Transcribe all of the material exactly, except for its pictures.

>>>

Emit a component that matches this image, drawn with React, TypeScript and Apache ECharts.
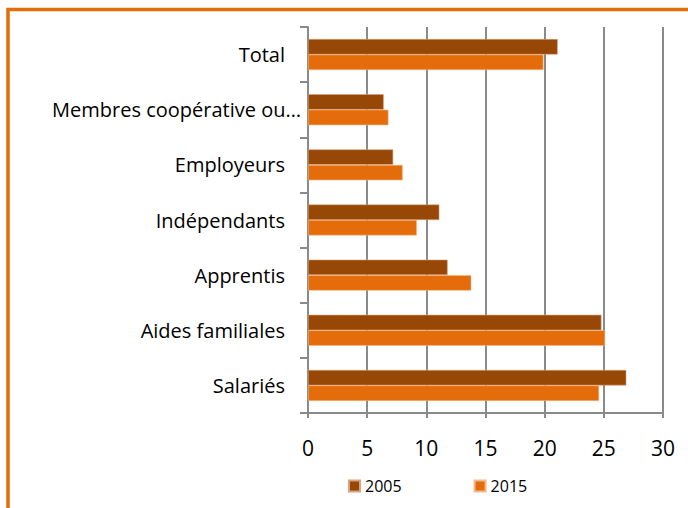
import React, { useEffect, useRef } from "react";
import * as echarts from "echarts";

const categories = [
  "Total",
  "Membres coopérative ou groupe de production",
  "Employeurs",
  "Indépendants",
  "Apprentis",
  "Aides familiales",
  "Salariés",
];
const series2005 = [21.1, 6.4, 7.2, 11.1, 11.8, 24.8, 26.9];
const series2015 = [19.9, 6.8, 8.0, 9.2, 13.8, 25.1, 24.6];
const seriesNames = ["2005", "2015"];
const xTicks = { min: 0, max: 30, interval: 5 };

const FONT = "'Open Sans', 'Noto Sans', sans-serif";
const MAX_CHARS = 22;

export default function App() {
  const ref = useRef<HTMLDivElement>(null);
  useEffect(() => {
    if (!ref.current) return;
    const chart = echarts.init(ref.current, null, { renderer: "svg" });
    chart.setOption({
      animation: false,
      backgroundColor: "#ffffff",
      textStyle: { fontFamily: FONT },
      graphic: [
        {
          type: "rect",
          shape: { x: 8, y: 9.5, width: 700, height: 600 },
          style: { fill: "none", stroke: "#E46C0A", lineWidth: 3.5 },
          silent: true,
        },
      ],
      legend: {
        data: seriesNames,
        left: 343,
        top: 473,
        itemWidth: 11,
        itemHeight: 11,
        itemGap: 72,
        icon: "rect",
        textStyle: { fontFamily: FONT, fontSize: 16, color: "#000" },
      },
      grid: { left: 308, top: 27, width: 355, height: 386, containLabel: false },
      xAxis: {
        type: "value",
        min: xTicks.min,
        max: xTicks.max,
        interval: xTicks.interval,
        axisLine: { show: true, lineStyle: { color: "#8a8a8a", width: 2 } },
        axisTick: { show: true, length: 5, lineStyle: { color: "#8a8a8a", width: 2 } },
        splitLine: { show: true, lineStyle: { color: "#8a8a8a", width: 2 } },
        axisLabel: { color: "#000", fontSize: 21, fontFamily: FONT, margin: 24 },
      },
      yAxis: {
        type: "category",
        data: categories,
        inverse: true,
        axisLine: { show: true, lineStyle: { color: "#8a8a8a", width: 2 } },
        axisTick: { show: true, length: 8, lineStyle: { color: "#8a8a8a", width: 2 } },
        axisLabel: {
          color: "#000",
          fontSize: 20,
          fontFamily: FONT,
          margin: 6,
          formatter: (v: string) =>
            v.length > MAX_CHARS + 2
              ? `{m|${v.slice(0, MAX_CHARS).trimEnd()}…}`
              : `{n|${v}}`,
          rich: {
            n: { fontSize: 20, fontFamily: FONT, color: "#000", padding: [0, 17, 0, 0] },
            m: { fontSize: 20, fontFamily: FONT, color: "#000", padding: [0, 1, 0, 0] },
          },
        },
      },
      series: [
        {
          name: seriesNames[0],
          type: "bar",
          data: series2005,
          barWidth: 15.5,
          barGap: "0%",
          itemStyle: { color: "#974706", borderColor: "#d9a27a", borderWidth: 0.6 },
        },
        {
          name: seriesNames[1],
          type: "bar",
          data: series2015,
          barWidth: 15.5,
          barGap: "0%",
          itemStyle: { color: "#E46C0A", borderColor: "#f4b98a", borderWidth: 0.6 },
        },
      ],
    });
    return () => chart.dispose();
  }, []);
  return (
    <div
      ref={ref}
      style={{ position: "fixed", left: 0, top: 0, width: 688, height: 508 }}
    />
  );
}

<<<

== EXERCISE RESULT ==
Emit a component that matches this image, drawn with React, TypeScript and Apache ECharts.
import React, { useEffect, useRef } from "react";
import * as echarts from "echarts";

const categories = [
  "Total",
  "Membres coopérative ou groupe de production",
  "Employeurs",
  "Indépendants",
  "Apprentis",
  "Aides familiales",
  "Salariés",
];
const series2005 = [21.1, 6.4, 7.2, 11.1, 11.8, 24.8, 26.9];
const series2015 = [19.9, 6.8, 8.0, 9.2, 13.8, 25.1, 24.6];
const seriesNames = ["2005", "2015"];
const xTicks = { min: 0, max: 30, interval: 5 };

const FONT = "'Open Sans', 'Noto Sans', sans-serif";
const MAX_CHARS = 22;

export default function App() {
  const ref = useRef<HTMLDivElement>(null);
  useEffect(() => {
    if (!ref.current) return;
    const chart = echarts.init(ref.current, null, { renderer: "svg" });
    chart.setOption({
      animation: false,
      backgroundColor: "#ffffff",
      textStyle: { fontFamily: FONT },
      graphic: [
        {
          type: "rect",
          shape: { x: 8, y: 9.5, width: 700, height: 600 },
          style: { fill: "none", stroke: "#E46C0A", lineWidth: 3.5 },
          silent: true,
        },
      ],
      legend: {
        data: seriesNames,
        left: 343,
        top: 473,
        itemWidth: 11,
        itemHeight: 11,
        itemGap: 72,
        icon: "rect",
        textStyle: { fontFamily: FONT, fontSize: 16, color: "#000" },
      },
      grid: { left: 308, top: 27, width: 355, height: 386, containLabel: false },
      xAxis: {
        type: "value",
        min: xTicks.min,
        max: xTicks.max,
        interval: xTicks.interval,
        axisLine: { show: true, lineStyle: { color: "#8a8a8a", width: 2 } },
        axisTick: { show: true, length: 5, lineStyle: { color: "#8a8a8a", width: 2 } },
        splitLine: { show: true, lineStyle: { color: "#8a8a8a", width: 2 } },
        axisLabel: { color: "#000", fontSize: 21, fontFamily: FONT, margin: 24 },
      },
      yAxis: {
        type: "category",
        data: categories,
        inverse: true,
        axisLine: { show: true, lineStyle: { color: "#8a8a8a", width: 2 } },
        axisTick: { show: true, length: 8, lineStyle: { color: "#8a8a8a", width: 2 } },
        axisLabel: {
          color: "#000",
          fontSize: 20,
          fontFamily: FONT,
          margin: 6,
          formatter: (v: string) =>
            v.length > MAX_CHARS + 2
              ? `{m|${v.slice(0, MAX_CHARS).trimEnd()}…}`
              : `{n|${v}}`,
          rich: {
            n: { fontSize: 20, fontFamily: FONT, color: "#000", padding: [0, 17, 0, 0] },
            m: { fontSize: 20, fontFamily: FONT, color: "#000", padding: [0, 1, 0, 0] },
          },
        },
      },
      series: [
        {
          name: seriesNames[0],
          type: "bar",
          data: series2005,
          barWidth: 15.5,
          barGap: "0%",
          itemStyle: { color: "#974706", borderColor: "#d9a27a", borderWidth: 0.6 },
        },
        {
          name: seriesNames[1],
          type: "bar",
          data: series2015,
          barWidth: 15.5,
          barGap: "0%",
          itemStyle: { color: "#E46C0A", borderColor: "#f4b98a", borderWidth: 0.6 },
        },
      ],
    });
    return () => chart.dispose();
  }, []);
  return (
    <div
      ref={ref}
      style={{ position: "fixed", left: 0, top: 0, width: 688, height: 508 }}
    />
  );
}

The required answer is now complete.